What values are running my family?

Pastor, author, and international conference speaker Paul David Tripp approaches the question of family values in a round-about way after being asked,

What is the biggest challenge facing the church today?


In response, Tripp issues a stirring challenge to families to examine deeply the values that shape their lives, arguing that the biggest challenge facing the church today:

is the insane busyness of western culture. We just load our schedules too much.

Then Trip goes on to target families in particular saying,

Your children don’t have to be expert in four sports. They don’t have to play three musical instruments. They don’t need to start studying for their SAT scores at eleven.

We’re crazy.

Maybe we need smaller houses and to drive lesser cars.

I say to families all the time, you need to constantly ask the question, “What set of values drives the schedule of our family?”

We’re too busy. And we’re too busy because we’ve bought the western culture dream of what the good life is and what success looks like…. That’s little kingdom stuff.

You have to assess your values and say, “We’re just going to live in a different way and in so doing free ourselves in all kinds of ways.”

What Tripp calls “the western culture dream” is not a “dream” at all; it’s a nightmare.

The western culture nightmare says we are defined by what we do. Our value increases in direct proportion to what we achieve in the visible tangible realm where the world measures success.

We are enslaved to the worldview of the man in Mark’s Gospel chapter ten who approached Jesus and asked,

Good Teacher, what must I do to inherit eternal life? (Mark 10:17)

Even though this man appears to be a genuine spiritual seeker, he still defines life in terms of his ability to do something. When Jesus challenges his system of values suggesting that to really follow the truth requires surrendering everything, the man’s true value system is revealed and

he was shocked and went away grieving, for he had many possessions. (Mark 10:22)

There is no freedom when we locate our identity in what we possess, what we achieve, or in our ability to make an impact on the world.

We pack our schedules too full because we do not trust deeply in the inherent beauty and goodness of life just as it is. Jesus says to the frustrated rich man,

No one is good but God alone. (Mark 10:18)

Our problem is that we spend our lives running after “good” things that are not really good. The outcome of our pursuit of these illusory “good” things is pressure, tension, frustration, irritation, break down of community, and a loss of the awareness of God’s presence.

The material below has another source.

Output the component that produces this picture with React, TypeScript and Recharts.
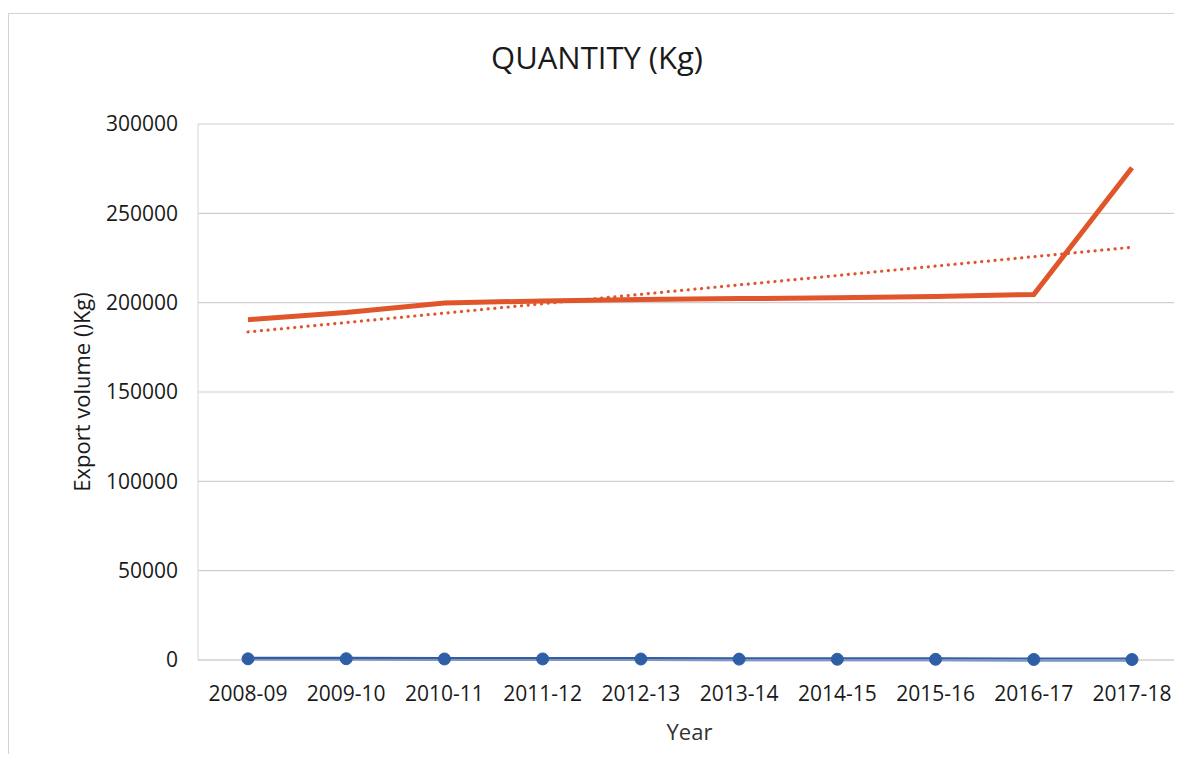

It is a high price to pay.

When we shift our sense of identity away from anything external and locate our identity solely in the reality of God’s abiding presence in our lives, we are set free from the burden of needing to prove ourselves or demonstrate our value.

We may still genuinely want to become expert in four sports or learn three musical instruments, but if we do it will be with a sense of spaciousness and peace that comes when we have nothing left to prove and no need to establish a secure sense of identity in the external world.